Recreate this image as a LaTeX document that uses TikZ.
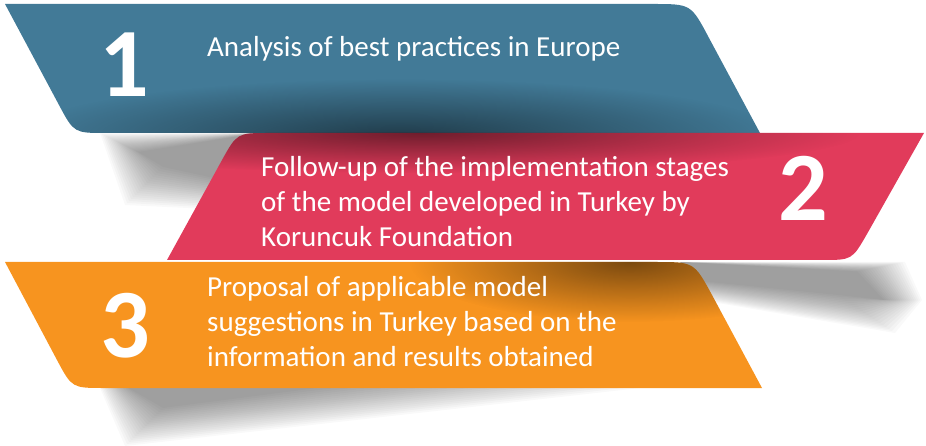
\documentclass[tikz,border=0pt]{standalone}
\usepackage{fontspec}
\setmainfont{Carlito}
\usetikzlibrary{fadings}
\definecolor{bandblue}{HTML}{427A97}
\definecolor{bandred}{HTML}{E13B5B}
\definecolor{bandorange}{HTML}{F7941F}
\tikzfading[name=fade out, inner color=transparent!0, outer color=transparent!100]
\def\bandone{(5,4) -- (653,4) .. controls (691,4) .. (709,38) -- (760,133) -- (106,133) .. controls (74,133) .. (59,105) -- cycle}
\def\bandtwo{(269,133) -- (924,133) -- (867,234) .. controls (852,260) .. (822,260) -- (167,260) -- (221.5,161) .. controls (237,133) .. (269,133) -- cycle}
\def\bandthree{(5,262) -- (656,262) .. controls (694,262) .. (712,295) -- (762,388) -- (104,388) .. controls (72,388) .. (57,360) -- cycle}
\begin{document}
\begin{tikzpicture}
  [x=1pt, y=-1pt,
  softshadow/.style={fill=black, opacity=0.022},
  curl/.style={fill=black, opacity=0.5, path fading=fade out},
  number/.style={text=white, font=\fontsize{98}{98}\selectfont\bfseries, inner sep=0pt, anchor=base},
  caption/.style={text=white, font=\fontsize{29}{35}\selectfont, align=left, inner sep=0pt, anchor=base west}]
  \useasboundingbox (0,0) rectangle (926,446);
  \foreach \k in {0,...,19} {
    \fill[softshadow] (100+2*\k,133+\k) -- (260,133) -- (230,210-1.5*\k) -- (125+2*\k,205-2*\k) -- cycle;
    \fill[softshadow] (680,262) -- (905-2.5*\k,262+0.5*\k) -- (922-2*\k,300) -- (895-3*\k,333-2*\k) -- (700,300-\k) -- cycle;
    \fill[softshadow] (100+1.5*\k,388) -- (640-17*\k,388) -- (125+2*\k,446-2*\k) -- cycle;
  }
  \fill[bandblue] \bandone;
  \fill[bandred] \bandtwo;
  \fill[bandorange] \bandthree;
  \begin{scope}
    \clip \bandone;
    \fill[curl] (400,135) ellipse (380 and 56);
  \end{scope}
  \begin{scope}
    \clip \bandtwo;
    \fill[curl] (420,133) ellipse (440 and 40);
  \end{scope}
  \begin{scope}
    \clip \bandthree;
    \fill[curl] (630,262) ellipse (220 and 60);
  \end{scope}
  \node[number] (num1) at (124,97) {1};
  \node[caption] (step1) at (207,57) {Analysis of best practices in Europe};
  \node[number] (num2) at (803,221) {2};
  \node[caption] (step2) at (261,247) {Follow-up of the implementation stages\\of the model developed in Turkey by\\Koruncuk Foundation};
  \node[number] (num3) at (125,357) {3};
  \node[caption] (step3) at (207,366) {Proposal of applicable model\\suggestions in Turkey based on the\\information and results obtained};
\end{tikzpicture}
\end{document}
==
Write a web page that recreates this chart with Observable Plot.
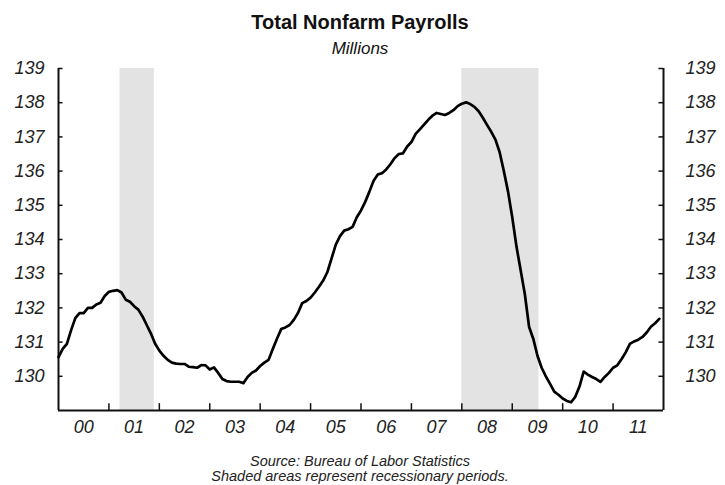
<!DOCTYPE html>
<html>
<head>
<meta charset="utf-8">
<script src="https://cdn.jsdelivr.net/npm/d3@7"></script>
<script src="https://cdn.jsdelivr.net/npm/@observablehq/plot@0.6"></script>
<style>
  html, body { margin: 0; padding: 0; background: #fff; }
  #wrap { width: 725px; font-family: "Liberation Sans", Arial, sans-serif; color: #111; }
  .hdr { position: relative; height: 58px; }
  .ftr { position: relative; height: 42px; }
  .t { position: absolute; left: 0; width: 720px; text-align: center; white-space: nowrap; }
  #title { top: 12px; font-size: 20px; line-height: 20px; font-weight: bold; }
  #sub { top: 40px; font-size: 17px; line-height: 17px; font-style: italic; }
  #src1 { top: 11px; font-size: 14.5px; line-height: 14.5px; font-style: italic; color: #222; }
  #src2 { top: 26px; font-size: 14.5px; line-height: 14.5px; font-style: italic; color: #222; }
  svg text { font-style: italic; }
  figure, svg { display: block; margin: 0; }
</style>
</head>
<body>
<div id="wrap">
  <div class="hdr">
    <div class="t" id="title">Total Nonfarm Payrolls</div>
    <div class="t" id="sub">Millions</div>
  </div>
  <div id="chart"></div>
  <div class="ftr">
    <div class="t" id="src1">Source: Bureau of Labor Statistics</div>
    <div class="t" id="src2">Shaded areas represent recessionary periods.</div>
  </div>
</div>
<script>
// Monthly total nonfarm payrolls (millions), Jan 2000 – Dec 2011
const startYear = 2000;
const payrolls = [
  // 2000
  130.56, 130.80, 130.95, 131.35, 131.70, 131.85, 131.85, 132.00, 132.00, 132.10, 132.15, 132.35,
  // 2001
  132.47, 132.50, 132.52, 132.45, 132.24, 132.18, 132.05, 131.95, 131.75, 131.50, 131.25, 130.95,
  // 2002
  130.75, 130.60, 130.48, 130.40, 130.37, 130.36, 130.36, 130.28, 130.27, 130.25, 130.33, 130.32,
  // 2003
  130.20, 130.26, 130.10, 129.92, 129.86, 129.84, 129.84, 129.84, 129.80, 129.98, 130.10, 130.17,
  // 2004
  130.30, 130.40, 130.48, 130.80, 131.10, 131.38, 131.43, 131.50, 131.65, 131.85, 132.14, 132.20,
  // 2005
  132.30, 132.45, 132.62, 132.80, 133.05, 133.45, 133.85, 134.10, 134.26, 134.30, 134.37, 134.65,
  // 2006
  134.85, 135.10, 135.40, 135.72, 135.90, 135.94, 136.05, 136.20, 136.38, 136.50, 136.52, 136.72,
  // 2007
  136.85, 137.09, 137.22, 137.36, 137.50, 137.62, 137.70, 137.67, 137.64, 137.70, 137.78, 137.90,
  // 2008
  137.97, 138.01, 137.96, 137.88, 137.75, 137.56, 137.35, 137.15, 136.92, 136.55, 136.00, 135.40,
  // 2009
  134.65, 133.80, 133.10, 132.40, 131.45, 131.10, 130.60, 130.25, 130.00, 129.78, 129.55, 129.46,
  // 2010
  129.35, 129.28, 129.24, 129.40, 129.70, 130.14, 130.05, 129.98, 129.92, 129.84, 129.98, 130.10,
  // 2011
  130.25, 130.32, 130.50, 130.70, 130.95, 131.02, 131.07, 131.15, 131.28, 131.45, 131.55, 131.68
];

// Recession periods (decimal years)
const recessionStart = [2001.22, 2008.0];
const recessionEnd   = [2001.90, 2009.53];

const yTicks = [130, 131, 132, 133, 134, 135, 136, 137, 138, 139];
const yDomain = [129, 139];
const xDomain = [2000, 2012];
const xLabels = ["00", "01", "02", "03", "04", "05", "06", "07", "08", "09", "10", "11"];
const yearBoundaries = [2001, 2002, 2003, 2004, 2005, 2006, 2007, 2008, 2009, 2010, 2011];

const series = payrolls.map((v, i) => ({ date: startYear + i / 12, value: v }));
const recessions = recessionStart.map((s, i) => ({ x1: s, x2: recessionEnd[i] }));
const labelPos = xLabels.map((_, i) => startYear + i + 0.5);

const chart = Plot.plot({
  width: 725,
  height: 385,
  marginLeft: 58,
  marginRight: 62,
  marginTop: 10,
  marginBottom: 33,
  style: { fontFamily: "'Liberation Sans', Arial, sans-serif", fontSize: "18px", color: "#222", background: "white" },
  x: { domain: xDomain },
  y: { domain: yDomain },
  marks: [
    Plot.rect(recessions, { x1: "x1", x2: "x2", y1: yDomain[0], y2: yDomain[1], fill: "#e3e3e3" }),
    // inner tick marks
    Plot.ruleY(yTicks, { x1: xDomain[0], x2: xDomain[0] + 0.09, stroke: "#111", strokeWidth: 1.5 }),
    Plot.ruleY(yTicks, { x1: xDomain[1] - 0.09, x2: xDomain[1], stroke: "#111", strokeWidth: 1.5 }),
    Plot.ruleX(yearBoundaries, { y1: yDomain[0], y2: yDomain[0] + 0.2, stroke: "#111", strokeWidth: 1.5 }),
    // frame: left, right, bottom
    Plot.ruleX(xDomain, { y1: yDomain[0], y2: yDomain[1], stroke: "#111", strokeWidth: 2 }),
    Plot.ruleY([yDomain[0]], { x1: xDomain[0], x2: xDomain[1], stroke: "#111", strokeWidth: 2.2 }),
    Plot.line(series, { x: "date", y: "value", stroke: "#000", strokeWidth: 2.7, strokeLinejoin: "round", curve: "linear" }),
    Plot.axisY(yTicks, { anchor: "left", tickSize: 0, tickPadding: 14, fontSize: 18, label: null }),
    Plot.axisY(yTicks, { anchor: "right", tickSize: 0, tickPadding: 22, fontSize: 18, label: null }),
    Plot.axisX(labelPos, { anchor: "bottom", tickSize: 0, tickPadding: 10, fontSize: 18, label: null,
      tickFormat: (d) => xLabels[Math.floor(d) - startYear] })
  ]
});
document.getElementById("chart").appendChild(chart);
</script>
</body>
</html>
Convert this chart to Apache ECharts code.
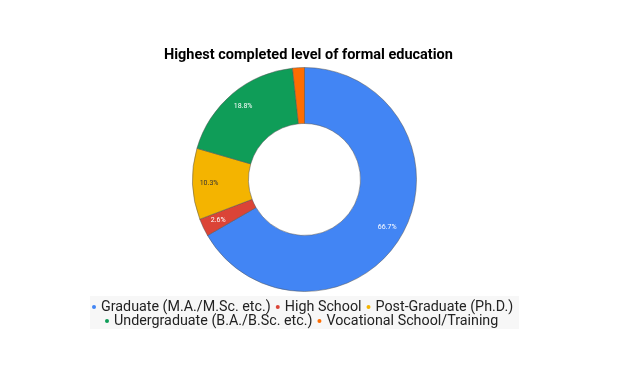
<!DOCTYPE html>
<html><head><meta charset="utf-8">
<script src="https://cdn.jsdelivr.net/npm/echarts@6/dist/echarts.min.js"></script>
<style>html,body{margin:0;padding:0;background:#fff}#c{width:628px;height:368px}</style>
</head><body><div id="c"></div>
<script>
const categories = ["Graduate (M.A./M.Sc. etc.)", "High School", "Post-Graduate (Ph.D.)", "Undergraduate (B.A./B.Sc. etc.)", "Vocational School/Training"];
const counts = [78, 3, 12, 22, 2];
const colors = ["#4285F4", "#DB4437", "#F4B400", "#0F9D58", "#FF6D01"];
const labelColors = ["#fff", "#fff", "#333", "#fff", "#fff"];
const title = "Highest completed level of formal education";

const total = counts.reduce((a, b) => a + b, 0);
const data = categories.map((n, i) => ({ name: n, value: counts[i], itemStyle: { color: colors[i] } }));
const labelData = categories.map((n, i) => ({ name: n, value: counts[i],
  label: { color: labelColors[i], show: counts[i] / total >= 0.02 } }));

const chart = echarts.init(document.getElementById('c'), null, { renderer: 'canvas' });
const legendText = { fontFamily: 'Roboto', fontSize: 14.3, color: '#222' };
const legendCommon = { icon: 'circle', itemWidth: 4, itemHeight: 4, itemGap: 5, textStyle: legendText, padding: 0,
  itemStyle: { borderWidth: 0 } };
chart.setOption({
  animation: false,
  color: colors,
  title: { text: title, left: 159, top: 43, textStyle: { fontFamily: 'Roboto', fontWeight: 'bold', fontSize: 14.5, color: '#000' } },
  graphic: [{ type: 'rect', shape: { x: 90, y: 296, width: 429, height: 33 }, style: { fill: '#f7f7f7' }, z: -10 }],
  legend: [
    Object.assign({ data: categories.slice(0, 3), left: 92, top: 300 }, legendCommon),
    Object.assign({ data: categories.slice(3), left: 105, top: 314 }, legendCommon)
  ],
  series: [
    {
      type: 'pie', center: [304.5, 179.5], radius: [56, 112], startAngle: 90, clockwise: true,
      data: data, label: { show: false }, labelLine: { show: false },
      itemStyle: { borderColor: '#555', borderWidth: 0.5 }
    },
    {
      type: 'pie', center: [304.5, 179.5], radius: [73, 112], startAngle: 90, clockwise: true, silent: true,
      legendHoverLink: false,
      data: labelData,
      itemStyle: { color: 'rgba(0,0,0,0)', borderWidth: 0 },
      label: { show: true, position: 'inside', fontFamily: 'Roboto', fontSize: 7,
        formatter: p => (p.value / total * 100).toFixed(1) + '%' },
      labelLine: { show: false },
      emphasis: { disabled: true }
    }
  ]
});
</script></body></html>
---
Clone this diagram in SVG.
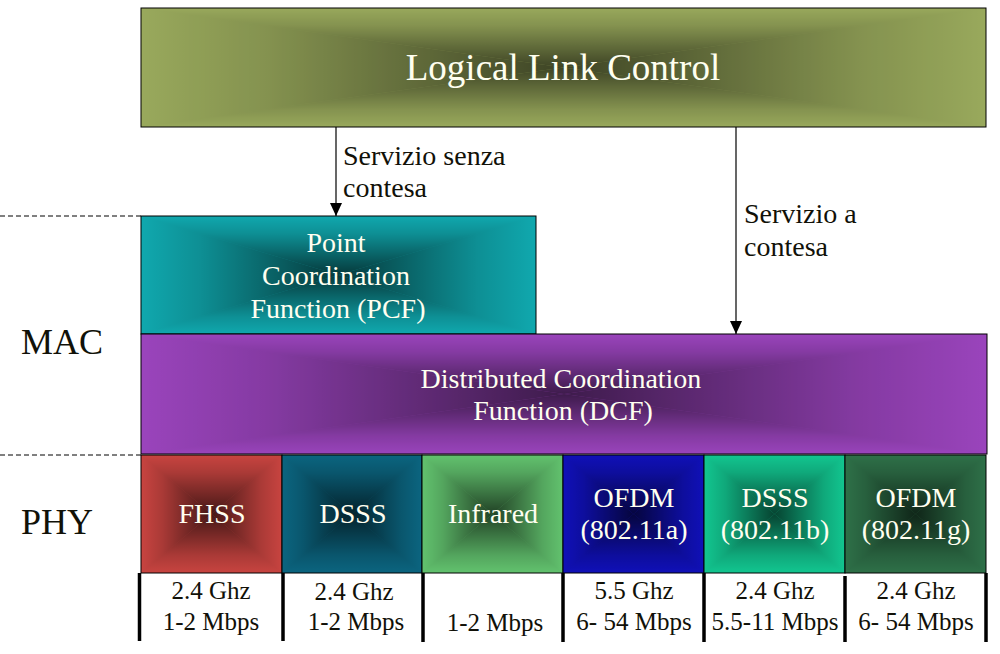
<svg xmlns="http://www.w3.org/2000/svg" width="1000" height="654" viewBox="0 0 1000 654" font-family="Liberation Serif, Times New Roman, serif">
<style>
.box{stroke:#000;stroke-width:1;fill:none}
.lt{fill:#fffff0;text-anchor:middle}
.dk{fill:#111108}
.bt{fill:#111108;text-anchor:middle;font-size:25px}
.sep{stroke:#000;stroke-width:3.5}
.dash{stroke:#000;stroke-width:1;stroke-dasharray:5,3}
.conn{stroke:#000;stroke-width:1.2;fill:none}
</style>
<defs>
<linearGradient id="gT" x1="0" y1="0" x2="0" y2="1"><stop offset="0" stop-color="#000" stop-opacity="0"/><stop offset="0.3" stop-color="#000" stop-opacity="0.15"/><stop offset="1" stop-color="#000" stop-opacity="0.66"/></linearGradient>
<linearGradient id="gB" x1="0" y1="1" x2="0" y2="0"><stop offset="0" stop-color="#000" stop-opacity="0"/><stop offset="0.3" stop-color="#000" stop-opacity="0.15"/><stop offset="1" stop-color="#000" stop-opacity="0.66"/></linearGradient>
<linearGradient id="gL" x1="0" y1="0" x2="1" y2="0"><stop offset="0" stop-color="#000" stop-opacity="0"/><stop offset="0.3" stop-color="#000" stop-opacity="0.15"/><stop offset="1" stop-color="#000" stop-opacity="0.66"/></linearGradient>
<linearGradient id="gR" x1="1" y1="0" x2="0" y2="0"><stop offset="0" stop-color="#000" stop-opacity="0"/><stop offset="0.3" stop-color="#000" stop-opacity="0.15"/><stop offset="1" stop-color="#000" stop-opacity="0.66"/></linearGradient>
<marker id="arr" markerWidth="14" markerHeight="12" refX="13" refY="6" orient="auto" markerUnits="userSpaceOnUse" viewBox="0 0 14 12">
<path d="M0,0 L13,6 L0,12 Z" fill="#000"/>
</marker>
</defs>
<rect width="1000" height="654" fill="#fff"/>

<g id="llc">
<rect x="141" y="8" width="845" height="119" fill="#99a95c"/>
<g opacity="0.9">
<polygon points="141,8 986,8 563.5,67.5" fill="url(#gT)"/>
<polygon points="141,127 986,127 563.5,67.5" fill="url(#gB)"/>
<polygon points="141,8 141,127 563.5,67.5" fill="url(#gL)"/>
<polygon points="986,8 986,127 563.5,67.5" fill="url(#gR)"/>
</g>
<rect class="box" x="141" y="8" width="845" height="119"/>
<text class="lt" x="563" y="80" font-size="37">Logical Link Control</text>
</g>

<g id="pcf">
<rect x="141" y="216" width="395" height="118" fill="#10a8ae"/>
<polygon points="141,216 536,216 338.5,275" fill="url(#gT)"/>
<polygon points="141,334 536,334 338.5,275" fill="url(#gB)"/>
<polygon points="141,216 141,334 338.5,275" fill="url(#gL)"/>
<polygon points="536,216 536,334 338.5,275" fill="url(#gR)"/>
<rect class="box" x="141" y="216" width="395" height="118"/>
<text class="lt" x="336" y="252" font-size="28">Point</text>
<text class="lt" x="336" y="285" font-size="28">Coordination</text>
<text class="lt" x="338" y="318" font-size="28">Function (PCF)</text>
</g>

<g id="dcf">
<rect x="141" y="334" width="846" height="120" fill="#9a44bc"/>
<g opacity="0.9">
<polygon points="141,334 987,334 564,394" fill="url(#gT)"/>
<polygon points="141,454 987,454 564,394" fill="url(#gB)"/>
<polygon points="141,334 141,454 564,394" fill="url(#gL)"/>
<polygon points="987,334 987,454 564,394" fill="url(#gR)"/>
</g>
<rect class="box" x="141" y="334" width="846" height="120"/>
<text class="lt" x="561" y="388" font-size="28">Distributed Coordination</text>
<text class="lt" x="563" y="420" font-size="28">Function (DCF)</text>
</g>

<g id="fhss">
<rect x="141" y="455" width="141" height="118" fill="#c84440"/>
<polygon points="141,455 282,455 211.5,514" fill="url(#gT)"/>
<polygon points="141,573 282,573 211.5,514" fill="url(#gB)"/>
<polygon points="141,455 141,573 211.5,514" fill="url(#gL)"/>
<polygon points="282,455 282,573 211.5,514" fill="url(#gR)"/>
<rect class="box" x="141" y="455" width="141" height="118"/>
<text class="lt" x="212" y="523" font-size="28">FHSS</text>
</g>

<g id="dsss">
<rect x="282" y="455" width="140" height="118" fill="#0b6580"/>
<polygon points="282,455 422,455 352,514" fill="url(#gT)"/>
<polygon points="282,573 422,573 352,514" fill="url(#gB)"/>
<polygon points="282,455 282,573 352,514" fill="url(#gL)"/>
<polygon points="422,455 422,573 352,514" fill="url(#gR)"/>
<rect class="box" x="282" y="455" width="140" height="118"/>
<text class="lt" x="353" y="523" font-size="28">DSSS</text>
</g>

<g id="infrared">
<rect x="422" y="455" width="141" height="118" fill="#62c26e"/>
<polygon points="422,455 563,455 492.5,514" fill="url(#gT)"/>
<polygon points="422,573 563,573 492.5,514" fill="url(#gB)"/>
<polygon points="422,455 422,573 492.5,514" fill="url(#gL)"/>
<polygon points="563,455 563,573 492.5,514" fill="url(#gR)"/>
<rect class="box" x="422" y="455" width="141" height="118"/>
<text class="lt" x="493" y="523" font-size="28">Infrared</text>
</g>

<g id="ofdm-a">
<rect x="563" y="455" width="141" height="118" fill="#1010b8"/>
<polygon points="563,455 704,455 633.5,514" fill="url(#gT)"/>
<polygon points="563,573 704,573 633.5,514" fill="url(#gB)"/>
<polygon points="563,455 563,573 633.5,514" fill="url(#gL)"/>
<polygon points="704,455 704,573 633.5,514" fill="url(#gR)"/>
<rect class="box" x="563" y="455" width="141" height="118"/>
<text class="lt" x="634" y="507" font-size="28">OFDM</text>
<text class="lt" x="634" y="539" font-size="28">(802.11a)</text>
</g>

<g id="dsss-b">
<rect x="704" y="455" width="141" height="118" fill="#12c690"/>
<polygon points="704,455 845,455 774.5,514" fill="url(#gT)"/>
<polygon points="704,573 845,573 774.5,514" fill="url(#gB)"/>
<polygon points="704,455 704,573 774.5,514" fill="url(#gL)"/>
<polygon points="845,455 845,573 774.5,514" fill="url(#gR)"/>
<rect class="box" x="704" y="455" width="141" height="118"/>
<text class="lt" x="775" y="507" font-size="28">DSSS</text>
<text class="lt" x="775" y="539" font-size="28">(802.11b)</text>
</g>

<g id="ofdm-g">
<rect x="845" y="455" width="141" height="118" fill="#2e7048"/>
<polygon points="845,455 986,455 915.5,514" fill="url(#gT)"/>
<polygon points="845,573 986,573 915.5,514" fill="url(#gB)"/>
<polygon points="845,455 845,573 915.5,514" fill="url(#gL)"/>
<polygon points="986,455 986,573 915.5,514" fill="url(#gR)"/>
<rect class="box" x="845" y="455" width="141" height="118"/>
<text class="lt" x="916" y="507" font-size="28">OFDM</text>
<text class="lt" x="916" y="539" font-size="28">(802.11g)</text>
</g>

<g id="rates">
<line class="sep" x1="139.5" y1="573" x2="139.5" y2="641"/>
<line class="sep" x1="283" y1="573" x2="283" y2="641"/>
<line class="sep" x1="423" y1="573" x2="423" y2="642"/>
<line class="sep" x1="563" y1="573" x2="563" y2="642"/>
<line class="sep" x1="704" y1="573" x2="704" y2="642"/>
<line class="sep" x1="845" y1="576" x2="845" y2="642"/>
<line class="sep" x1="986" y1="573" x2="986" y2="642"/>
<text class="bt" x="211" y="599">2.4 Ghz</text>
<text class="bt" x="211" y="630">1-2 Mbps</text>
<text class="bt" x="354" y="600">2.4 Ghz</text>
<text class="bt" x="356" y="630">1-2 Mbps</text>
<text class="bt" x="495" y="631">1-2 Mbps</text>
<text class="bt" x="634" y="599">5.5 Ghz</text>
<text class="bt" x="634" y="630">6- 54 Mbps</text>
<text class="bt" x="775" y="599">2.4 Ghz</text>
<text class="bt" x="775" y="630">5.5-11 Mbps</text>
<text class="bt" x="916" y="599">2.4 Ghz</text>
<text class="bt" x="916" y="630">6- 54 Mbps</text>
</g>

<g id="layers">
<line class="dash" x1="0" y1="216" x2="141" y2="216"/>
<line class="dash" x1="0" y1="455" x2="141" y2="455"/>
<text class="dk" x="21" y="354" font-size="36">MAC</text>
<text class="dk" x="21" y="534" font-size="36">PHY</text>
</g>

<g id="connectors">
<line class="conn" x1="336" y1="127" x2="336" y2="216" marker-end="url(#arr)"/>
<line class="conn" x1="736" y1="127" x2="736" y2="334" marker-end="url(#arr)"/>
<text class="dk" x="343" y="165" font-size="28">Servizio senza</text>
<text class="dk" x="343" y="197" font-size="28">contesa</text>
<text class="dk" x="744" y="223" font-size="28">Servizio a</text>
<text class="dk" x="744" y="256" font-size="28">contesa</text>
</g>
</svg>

Written instruction: Take every line above carrying "that" and return it.

Task output:
Recreate this image as a LaTeX document that uses TikZ.
Write a web page that recreates this chart with Observable Plot.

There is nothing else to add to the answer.